Despite the delays and frequent breaks, none of the journalists rush off. That’s no surprise, considering the widespread attention — from national news outlets to the British Broadcasting Corp. — that the Twitter handle Canada Creep, which Williamson is accused of being behind, has generated over the past 48 hours.
According to Calgary police, Williamson, whose Facebook profile photo shows him hugging a young girl, has for the past year been running the Twitter account that features photos and videos of women clothed and out in public, the camera often focused on their breasts, buttocks and other womanly parts, complete with lewd captions and comments.
From those images and videos, it’s clear that the subjects — photographed mostly in the city’s downtown — weren’t aware they were being followed or recorded. Some of what was documented and shared on the Internet are alleged to be of the “up-skirt” variety, a term used for photographing up a woman’s skirt without her knowledge.
That’s where the actions go from repugnant to ones that could find someone before a judge.
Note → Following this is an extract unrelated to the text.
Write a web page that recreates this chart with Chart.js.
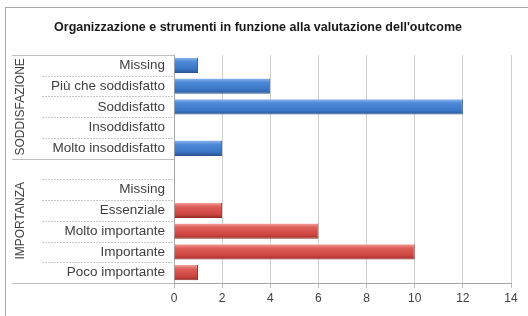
<!DOCTYPE html>
<html><head><meta charset="utf-8">
<script src="https://cdn.jsdelivr.net/npm/chart.js@4.4.1/dist/chart.umd.min.js"></script>
<style>html,body{margin:0;padding:0;background:#fff}#wrap{width:528px;height:316px}</style>
</head><body><div id="wrap"><canvas id="c" width="528" height="316"></canvas></div>
<script>
const categories = ['Missing','Più che soddisfatto','Soddisfatto','Insoddisfatto','Molto insoddisfatto','','Missing','Essenziale','Molto importante','Importante','Poco importante'];
const values = [1,4,12,0,2,null,0,2,6,10,1];
const groupNames = ['SODDISFAZIONE','IMPORTANZA'];
const groupSizes = [5,6];
const xTicks = [0,2,4,6,8,10,12,14];

const BAR_PCT = 0.74;
function grad(ctx, blue){
  const chart = ctx.chart, ys = chart.scales.y;
  if(!ys || !chart.chartArea) return blue ? '#4a7ebb' : '#c0504d';
  const c = ys.getPixelForValue(ctx.dataIndex);
  const h = ys.height/categories.length*BAR_PCT/2;
  const g = chart.ctx.createLinearGradient(0,c-h,0,c+h);
  if(blue){g.addColorStop(0,'#8db6ee');g.addColorStop(0.25,'#4f8ad9');g.addColorStop(0.75,'#3a74c4');g.addColorStop(1,'#28538f');}
  else{g.addColorStop(0,'#f3a09c');g.addColorStop(0.25,'#de5e59');g.addColorStop(0.75,'#cc4440');g.addColorStop(1,'#962a27');}
  return g;
}
const isBlue = i => i < groupSizes[0];

const decor = {
  id:'decor',
  beforeDraw(chart){
    const c = chart.ctx;
    c.save();
    c.fillStyle='#fff';c.fillRect(0,0,chart.width,chart.height);
    c.strokeStyle='#a6a6a6';c.lineWidth=1;
    c.strokeRect(5.5,7.5,600,400);
    c.restore();
  },
  afterDraw(chart){
    const c = chart.ctx, ys = chart.scales.y, ca = chart.chartArea;
    const n = categories.length, step = ys.height/n;
    c.save();
    let b = 0; const bounds=[0];
    groupSizes.forEach(s=>{b+=s;bounds.push(b);});
    for(let k=0;k<=n;k++){
      const y = Math.round(ys.top + k*step)+0.5;
      if(bounds.includes(k)){
        c.strokeStyle='#bfbfbf';c.setLineDash([]);
        c.beginPath();c.moveTo(12,y);c.lineTo(ca.left,y);c.stroke();
      } else {
        c.strokeStyle='#c8c8c8';c.setLineDash([2,1]);
        c.beginPath();c.moveTo(42,y);c.lineTo(ca.left,y);c.stroke();
      }
    }
    c.setLineDash([]);
    c.fillStyle='#404040';c.font='12px "Liberation Sans", Arial, sans-serif';
    c.textAlign='center';c.textBaseline='middle';
    let start=0;
    groupNames.forEach((g,i)=>{
      const y0 = ys.top+start*step, y1 = ys.top+(start+groupSizes[i])*step;
      c.save();c.translate(21,(y0+y1)/2);c.rotate(-Math.PI/2);c.fillText(g,0,0);c.restore();
      start+=groupSizes[i];
    });
    c.restore();
  }
};

new Chart(document.getElementById('c'),{
  type:'bar',
  data:{labels:categories,datasets:[{data:values,
    backgroundColor:ctx=>grad(ctx,isBlue(ctx.dataIndex)),
    borderColor:ctx=>isBlue(ctx.dataIndex)?'#2b5590':'#8e2b28',
    borderWidth:{top:0,bottom:1,left:0,right:1},borderSkipped:'left',
    barPercentage:BAR_PCT,categoryPercentage:1}]},
  options:{
    indexAxis:'y',responsive:false,animation:false,
    layout:{padding:{left:5,right:17,top:0,bottom:0}},
    plugins:{legend:{display:false},tooltip:{enabled:false},
      title:{display:true,text:"Organizzazione e strumenti in funzione alla valutazione dell'outcome",
        color:'#1a1a1a',font:{family:'"Liberation Sans", Arial, sans-serif',size:12.5,weight:'bold'},padding:{top:20,bottom:20}}},
    scales:{
      x:{min:0,max:14,afterBuildTicks:s=>{s.ticks=xTicks.map(v=>({value:v}));},
        afterFit:s=>{s.height=33;},
        grid:{color:'#cfcfcf',drawTicks:true,tickLength:5,tickColor:'#bdbdbd'},
        border:{color:'#a6a6a6'},
        ticks:{color:'#404040',padding:3,font:{family:'"Liberation Sans", Arial, sans-serif',size:12}}},
      y:{afterFit:s=>{s.width=169;},
        grid:{display:false,drawTicks:false},
        border:{color:'#a6a6a6'},
        ticks:{color:'#404040',padding:9,autoSkip:false,font:{family:'"Liberation Sans", Arial, sans-serif',size:13.5}}}
    }
  },
  plugins:[decor]
});
</script></body></html>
Combine that with the fact that at least one of the complainants is reportedly under age, and you’re potentially in a whole lot of trouble.
“It’s a funny grey area, this taking of photos,” Tom Keenan, a University of Calgary professor and technology expert, tells me by telephone during one of Thursday’s many court breaks. “A woman could possibly sue in civil court, but once you go up the skirt it becomes a criminal matter.”
Keenan says that the ease of the Internet has made more than a few people forget that what they do on social media might have legal ramifications.
“Law enforcement is doing a good job of finally catching up, thanks partly to the public’s help.”
That’s a good thing, because while voyeurism is an offence that’s been around a long time, this 21st century version takes it to a whole new violating level thanks to social media.
According to reports, before it was shut down earlier this week, Canada Creep had been operating on Twitter for a full year and had more than 17,000 followers. Even on Thursday afternoon, I could find many of the images it disseminated on a host of other similar Twitter handles, all of them dedicated to violating the privacy of and objectifying women.
Those purveyors of creep, though, are facing a new threat: an increasingly vigilant public on social media, many of whom are becoming better educated at knowing what crosses the line into criminal behaviour and should be reported to police.
“I have learned more in the past two days about these guys than I ever imagined,” says one of the duo behind the Twitter handle Crackmacs, a local couple who were alerted to the Canada Creep account and then called upon their more than 23,000 followers to call Calgary police if they had any information. “There are websites that even instruct people how to do this without being arrested.”
After hours of a usual sad day of court appearances — most of the accused on the docket suffer from alcohol and drug addiction, mental-health issues and homelessness — Williamson finally makes his brief appearance, via CCTV from the Remand Centre.
Dressed in blue prison coveralls, Williamson listens silently to the judge’s many conditions of release before his next appearance in July, which includes a ban on him possessing and using the Internet, social media and any devices that record images or audio.
After court, the one other courtroom spectator besides the accused man’s lone supporter is approached by media.
“Oh, no, I don’t know him at all,” she says with a smile about Williamson. “I just thought it was appropriate, you know, to show up and watch him.”